# Objective
Return all of the data exactly, with nothing left out but the pictures.

# Exercise material
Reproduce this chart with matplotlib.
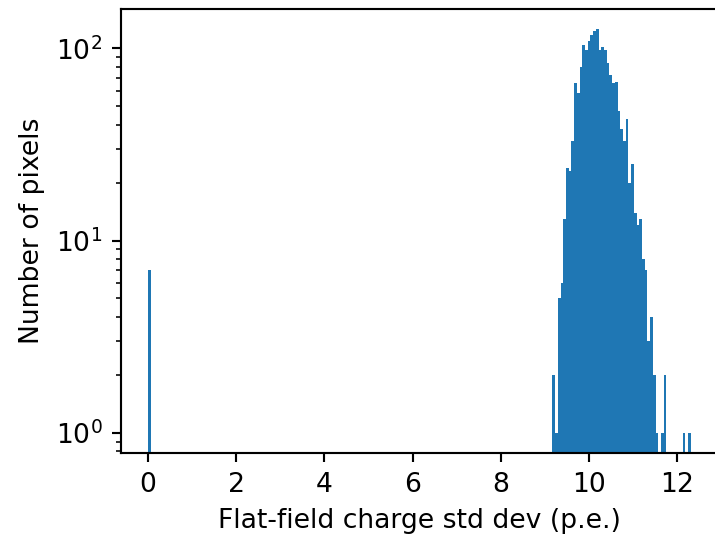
import numpy as np
import matplotlib
matplotlib.use("Agg")
import matplotlib.pyplot as plt

# Histogram definition (200 bins over the data range)
range_min = 0.0
range_max = 12.31
n_bins = 200

# Non-zero bins: bin index -> count
zero_bin_count = 7          # bin 0 (pixels with std dev = 0)
cluster_start_bin = 149
cluster_counts = [2, 1, 5, 6, 13, 24, 23, 33, 66, 59,
                  80, 104, 98, 110, 117, 124, 126, 98, 102, 98,
                  84, 73, 66, 67, 47, 38, 33, 43, 20, 25,
                  14, 12, 13, 8, 7, 3, 4, 2, 1, 0,
                  1, 2, 0, 0, 0, 0, 0, 0, 1, 0,
                  1]

edges = np.linspace(range_min, range_max, n_bins + 1)
centers = 0.5 * (edges[:-1] + edges[1:])
counts = np.zeros(n_bins)
counts[0] = zero_bin_count
counts[cluster_start_bin:cluster_start_bin + len(cluster_counts)] = cluster_counts

DPI = 192
fig = plt.figure(figsize=(715 / DPI, 534 / DPI), dpi=DPI)
ax = fig.add_axes([121 / 715, 1 - 453 / 534, (718 - 121) / 715, (453 - 9) / 534])
ax.hist(centers, bins=edges, weights=counts, log=True, color="#1f77b4")
ax.set_xlabel("Flat-field charge std dev (p.e.)")
ax.set_ylabel("Number of pixels")
fig.savefig("out.png", dpi=DPI)
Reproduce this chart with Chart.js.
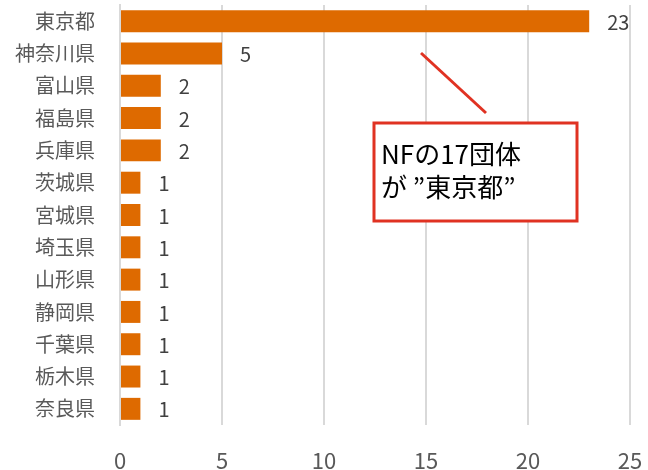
<!DOCTYPE html>
<html lang="ja">
<head>
<meta charset="utf-8">
<script src="https://cdn.jsdelivr.net/npm/chart.js@4"></script>
<style>
  html, body { margin: 0; padding: 0; background: #fff; }
  #wrap { width: 648px; height: 470px; position: relative; }
</style>
</head>
<body>
<div id="wrap"><canvas id="prefChart"></canvas></div>
<script>
// --- Data ---
const prefectures = ['東京都', '神奈川県', '富山県', '福島県', '兵庫県', '茨城県', '宮城県',
    '埼玉県', '山形県', '静岡県', '千葉県', '栃木県', '奈良県'];
const groupCounts = [23, 5, 2, 2, 2, 1, 1, 1, 1, 1, 1, 1, 1];
const xTicks = [0, 5, 10, 15, 20, 25];
const noteLines = ['NFの17団体', 'が ”東京都”'];

const FONT = '"Noto Sans CJK JP", "Noto Sans", sans-serif';

// Value labels to the right of each bar
const valueLabels = {
    id: 'valueLabels',
    afterDatasetsDraw(chart) {
        const ctx = chart.ctx;
        const meta = chart.getDatasetMeta(0);
        ctx.save();
        ctx.font = '20px ' + FONT;
        ctx.fillStyle = '#404040';
        ctx.textAlign = 'left';
        ctx.textBaseline = 'middle';
        meta.data.forEach((bar, i) => {
            ctx.fillText(String(groupCounts[i]), bar.x + 18, bar.y + 1);
        });
        ctx.restore();
    }
};

// Callout box with a pointer line
const callout = {
    id: 'callout',
    afterDraw(chart) {
        const ctx = chart.ctx;
        ctx.save();
        ctx.strokeStyle = '#E03222';
        ctx.lineWidth = 3;
        ctx.beginPath();
        ctx.moveTo(421, 53);
        ctx.lineTo(486, 113);
        ctx.stroke();
        ctx.fillStyle = '#fff';
        ctx.fillRect(374, 123, 203, 98);
        ctx.strokeRect(374, 123, 203, 98);
        ctx.fillStyle = '#000';
        ctx.font = '26px ' + FONT;
        ctx.textBaseline = 'middle';
        ctx.fillText(noteLines[0], 381, 154);
        ctx.fillText(noteLines[1], 381, 187);
        ctx.restore();
    }
};

new Chart(document.getElementById('prefChart'), {
    type: 'bar',
    data: {
        labels: prefectures,
        datasets: [{
            data: groupCounts,
            backgroundColor: '#DE6A00',
            borderWidth: 0,
            categoryPercentage: 1,
            barPercentage: 0.68
        }]
    },
    options: {
        indexAxis: 'y',
        responsive: true,
        maintainAspectRatio: false,
        animation: false,
        layout: { padding: { top: 5, right: 18, left: 0, bottom: 0 } },
        plugins: {
            legend: { display: false },
            tooltip: { enabled: false }
        },
        scales: {
            x: {
                min: 0,
                max: 25,
                afterBuildTicks(scale) {
                    scale.ticks = xTicks.map(v => ({ value: v }));
                },
                afterFit(scale) {
                    scale.height = 45;
                    scale.paddingLeft = 0;
                    scale.paddingRight = 0;
                },
                border: { display: false },
                grid: { color: '#D9D9D9', lineWidth: 2, drawTicks: false },
                ticks: {
                    color: '#595959',
                    padding: 22,
                    font: { family: FONT, size: 22 }
                }
            },
            y: {
                afterFit(scale) {
                    scale.width = 120;
                    scale.paddingTop = 0;
                    scale.paddingBottom = 0;
                },
                border: { display: true, color: '#D9D9D9', width: 2 },
                grid: { display: false },
                ticks: {
                    color: '#595959',
                    padding: 17,
                    font: { family: FONT, size: 20 }
                }
            }
        }
    },
    plugins: [valueLabels, callout]
});
</script>
</body>
</html>
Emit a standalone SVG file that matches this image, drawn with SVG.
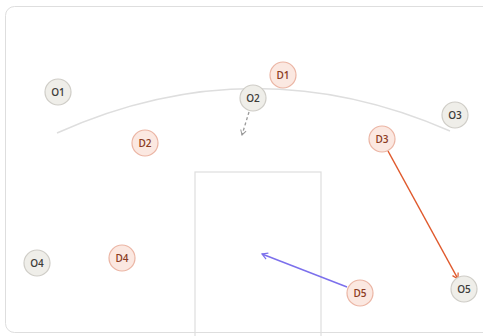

# Task output
Reproduce this chart with matplotlib.
import numpy as np
import matplotlib
matplotlib.use("Agg")
import matplotlib.pyplot as plt

# Histogram definition (200 bins over the data range)
range_min = 0.0
range_max = 12.31
n_bins = 200

# Non-zero bins: bin index -> count
zero_bin_count = 7          # bin 0 (pixels with std dev = 0)
cluster_start_bin = 149
cluster_counts = [2, 1, 5, 6, 13, 24, 23, 33, 66, 59,
                  80, 104, 98, 110, 117, 124, 126, 98, 102, 98,
                  84, 73, 66, 67, 47, 38, 33, 43, 20, 25,
                  14, 12, 13, 8, 7, 3, 4, 2, 1, 0,
                  1, 2, 0, 0, 0, 0, 0, 0, 1, 0,
                  1]

edges = np.linspace(range_min, range_max, n_bins + 1)
centers = 0.5 * (edges[:-1] + edges[1:])
counts = np.zeros(n_bins)
counts[0] = zero_bin_count
counts[cluster_start_bin:cluster_start_bin + len(cluster_counts)] = cluster_counts

DPI = 192
fig = plt.figure(figsize=(715 / DPI, 534 / DPI), dpi=DPI)
ax = fig.add_axes([121 / 715, 1 - 453 / 534, (718 - 121) / 715, (453 - 9) / 534])
ax.hist(centers, bins=edges, weights=counts, log=True, color="#1f77b4")
ax.set_xlabel("Flat-field charge std dev (p.e.)")
ax.set_ylabel("Number of pixels")
fig.savefig("out.png", dpi=DPI)
Reproduce this chart with Chart.js.
<!DOCTYPE html>
<html lang="ja">
<head>
<meta charset="utf-8">
<script src="https://cdn.jsdelivr.net/npm/chart.js@4"></script>
<style>
  html, body { margin: 0; padding: 0; background: #fff; }
  #wrap { width: 648px; height: 470px; position: relative; }
</style>
</head>
<body>
<div id="wrap"><canvas id="prefChart"></canvas></div>
<script>
// --- Data ---
const prefectures = ['東京都', '神奈川県', '富山県', '福島県', '兵庫県', '茨城県', '宮城県',
    '埼玉県', '山形県', '静岡県', '千葉県', '栃木県', '奈良県'];
const groupCounts = [23, 5, 2, 2, 2, 1, 1, 1, 1, 1, 1, 1, 1];
const xTicks = [0, 5, 10, 15, 20, 25];
const noteLines = ['NFの17団体', 'が ”東京都”'];

const FONT = '"Noto Sans CJK JP", "Noto Sans", sans-serif';

// Value labels to the right of each bar
const valueLabels = {
    id: 'valueLabels',
    afterDatasetsDraw(chart) {
        const ctx = chart.ctx;
        const meta = chart.getDatasetMeta(0);
        ctx.save();
        ctx.font = '20px ' + FONT;
        ctx.fillStyle = '#404040';
        ctx.textAlign = 'left';
        ctx.textBaseline = 'middle';
        meta.data.forEach((bar, i) => {
            ctx.fillText(String(groupCounts[i]), bar.x + 18, bar.y + 1);
        });
        ctx.restore();
    }
};

// Callout box with a pointer line
const callout = {
    id: 'callout',
    afterDraw(chart) {
        const ctx = chart.ctx;
        ctx.save();
        ctx.strokeStyle = '#E03222';
        ctx.lineWidth = 3;
        ctx.beginPath();
        ctx.moveTo(421, 53);
        ctx.lineTo(486, 113);
        ctx.stroke();
        ctx.fillStyle = '#fff';
        ctx.fillRect(374, 123, 203, 98);
        ctx.strokeRect(374, 123, 203, 98);
        ctx.fillStyle = '#000';
        ctx.font = '26px ' + FONT;
        ctx.textBaseline = 'middle';
        ctx.fillText(noteLines[0], 381, 154);
        ctx.fillText(noteLines[1], 381, 187);
        ctx.restore();
    }
};

new Chart(document.getElementById('prefChart'), {
    type: 'bar',
    data: {
        labels: prefectures,
        datasets: [{
            data: groupCounts,
            backgroundColor: '#DE6A00',
            borderWidth: 0,
            categoryPercentage: 1,
            barPercentage: 0.68
        }]
    },
    options: {
        indexAxis: 'y',
        responsive: true,
        maintainAspectRatio: false,
        animation: false,
        layout: { padding: { top: 5, right: 18, left: 0, bottom: 0 } },
        plugins: {
            legend: { display: false },
            tooltip: { enabled: false }
        },
        scales: {
            x: {
                min: 0,
                max: 25,
                afterBuildTicks(scale) {
                    scale.ticks = xTicks.map(v => ({ value: v }));
                },
                afterFit(scale) {
                    scale.height = 45;
                    scale.paddingLeft = 0;
                    scale.paddingRight = 0;
                },
                border: { display: false },
                grid: { color: '#D9D9D9', lineWidth: 2, drawTicks: false },
                ticks: {
                    color: '#595959',
                    padding: 22,
                    font: { family: FONT, size: 22 }
                }
            },
            y: {
                afterFit(scale) {
                    scale.width = 120;
                    scale.paddingTop = 0;
                    scale.paddingBottom = 0;
                },
                border: { display: true, color: '#D9D9D9', width: 2 },
                grid: { display: false },
                ticks: {
                    color: '#595959',
                    padding: 17,
                    font: { family: FONT, size: 20 }
                }
            }
        }
    },
    plugins: [valueLabels, callout]
});
</script>
</body>
</html>
Emit a standalone SVG file that matches this image, drawn with SVG.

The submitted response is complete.